Swinton Man Makes Devastating Deedar Discovery
2016-10-23
A Rotherham man has been left reeling after discovering that he is half Deedar. Chris Hunt, 38. was brought up in Swinton and had always accepted what his parents told him about his background – that he was Rotherham born and bred – but then a random message on Facebook turned his world upside down.
“This bloke called Terry contacted me” he told us “and said he was my mums brother. I told him that couldn’t be right because all my mums family had died in a series of freak accidents before I was born. But he told me some stuff only someone close to my mum could have known.”
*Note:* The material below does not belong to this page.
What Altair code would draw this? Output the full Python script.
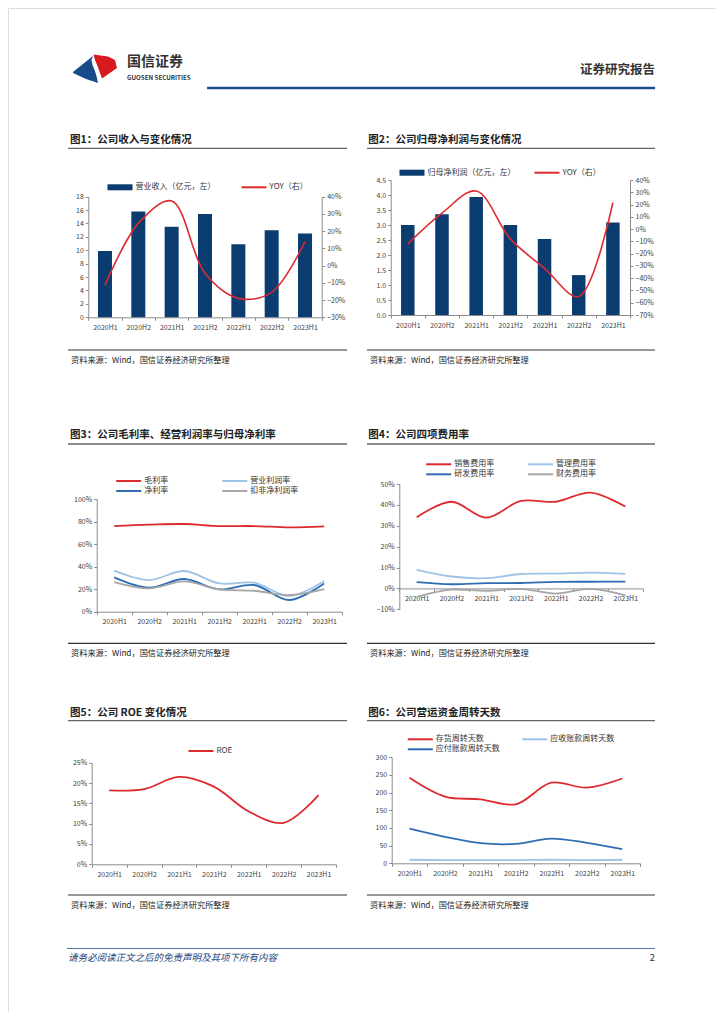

Chris confronted his parents who at first denied everything. But then mum Julie, broke down and said it was true but they’d tried to keep it from him. She’d met Chris’s father, Mick at a chicken-in-a-basket night in The Tivoli Nitespot at Millmoor in 1978 and it was only after she fell pregnant that Paul learned the truth about her background – that Julie was from Pitsmoor. Despite everything, he decided to do the decent thing, but only on the understanding that she broke all ties with her Deedar past.
“Obviously mixed marriages are still frowned upon today” said Chris, who has written a book about his ordeal “But back then it was a real taboo. I suppose I can understand what my dad went through.”
We spoke to Julie who confirmed the story, “It’s been hard but we’ve come to terms now” she told us “When MIck found out he said that if he’d known he wouldn’t have touched me with someone else’s. But we got married in a secret ceremony at Rotherham Registry office and we both agreed never to speak about my past or go back. Mick even got me elocution lessons to hide my Deedar speech impediment. I can remember having to repeat phrases like ‘That’s the dog that did this dump’. It was tough, but we got there in the end and nobody ever guessed. Until now. If anybody ever asked about me, Mick just told them I was a pikey who’d run away from the fair to try and hide the truth.”
Chris has been left with mixed feelings. “Like everyone else, I used to laugh at Deedars and take the piss out of the way they talk. “ he said “And part of me still wants to. But it’s made me a more tolerant person. I know now that they can’t help where they’re born and they’re people, just like us.”
Chris’s book ‘My Deedar Ma’ comes out in paperback on November 7th just in time for Christmas.